Snow balls a menace to the peace

During recent visits to Crested Butte we have repeatedly been shocked to see juveniles engaging in the inappropriate behavior of snowball throwing. It would be bad enough if these junior scoundrels were simply battling it out among themselves, but they have encouraged the combat to cross over into other, more moral segments of society.

Haven’t we come any farther than this? Are we still like monkeys hanging out of bark-infested trees hurling coconuts at four-legged beasts sentenced to the cruelties of gravity? Is there no law and order? Will no one stand up and be counted?

It’s getting so that one does not even see the traditional beaver pelt stovepipe top hat on the street anymore. We cannot blame the occupants of this fashionable, flamboyant headgear for succumbing to the icy threats of street punks, scarf-masked thugs and pre-pubescent hooligans.

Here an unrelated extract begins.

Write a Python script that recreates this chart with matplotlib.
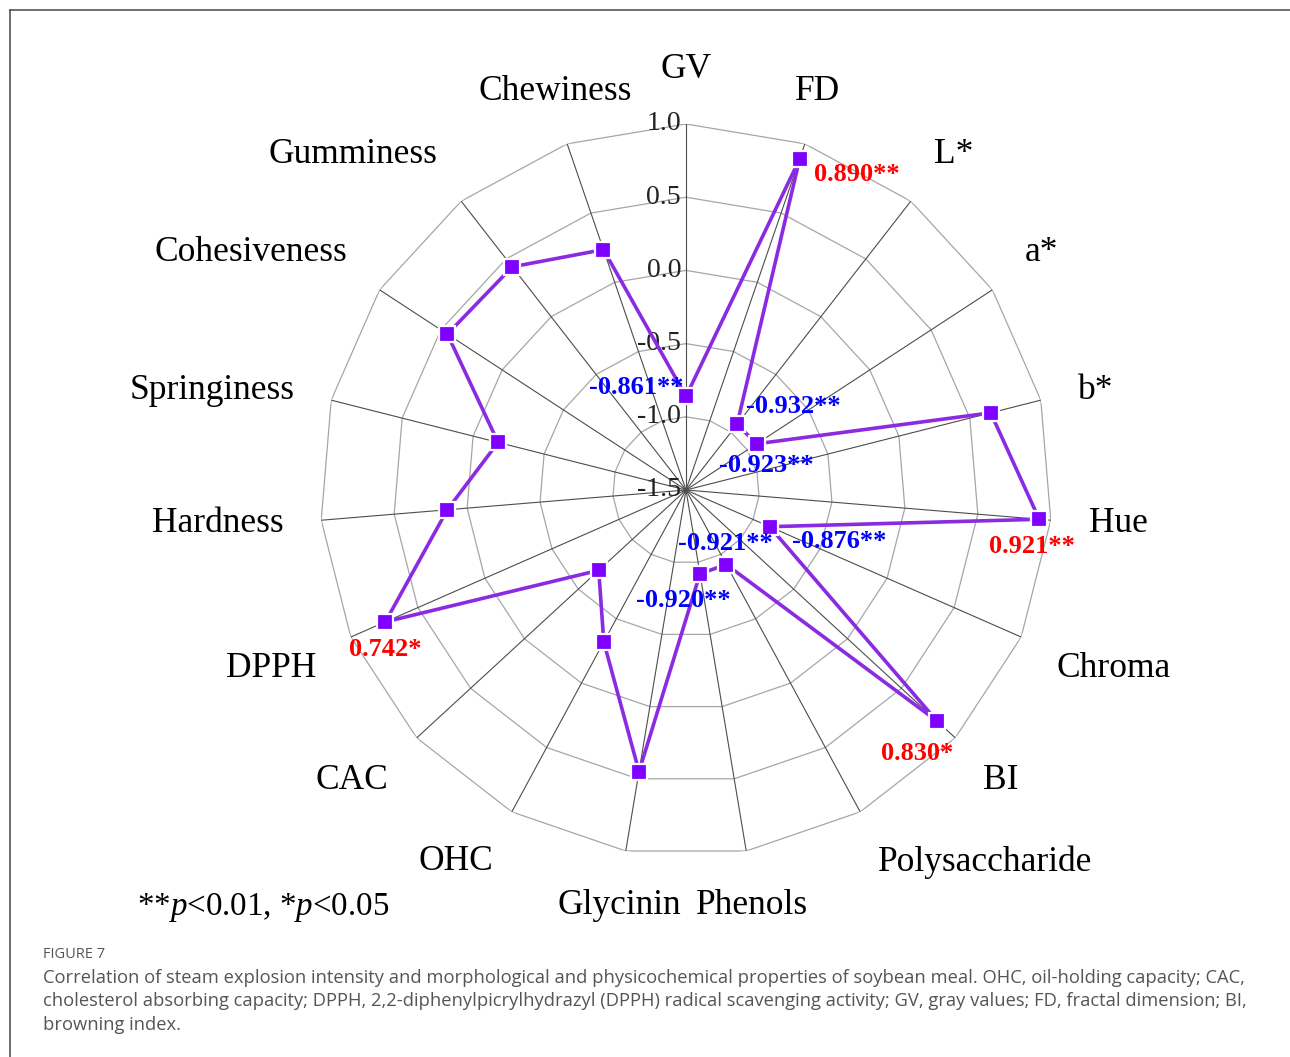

Why just this morning on Whitrock Avenue, a gentleman, attempting to negotiate the stairs at Snyder’s Shed and Breakfast was accosted by alley urchins armed with snowballs. Before he could duck back into the familiar confines of his redoubt they were on him, pelting him with the little arctic missiles, knocking his hat to the ground, purposely upsetting his daily constitution, causing him considerable injustice.

Some of these little criminals even travel with dogs.

Will we the responsible members of society just sit back and wait until our civilization tumbles into the abyss? Remember the Saracens? Remember Chamberlain and Czechoslovakia?

The solution, although awkward, is a simple one: Remove the projectiles of this roughhewn subculture by removing the fallen snow. The town already has the trucks. Let’s get on with it and look forward to a more peaceful, secure tomorrow for everyone. And while we’re at it let’s go ahead and get rid of the dogs and kids too.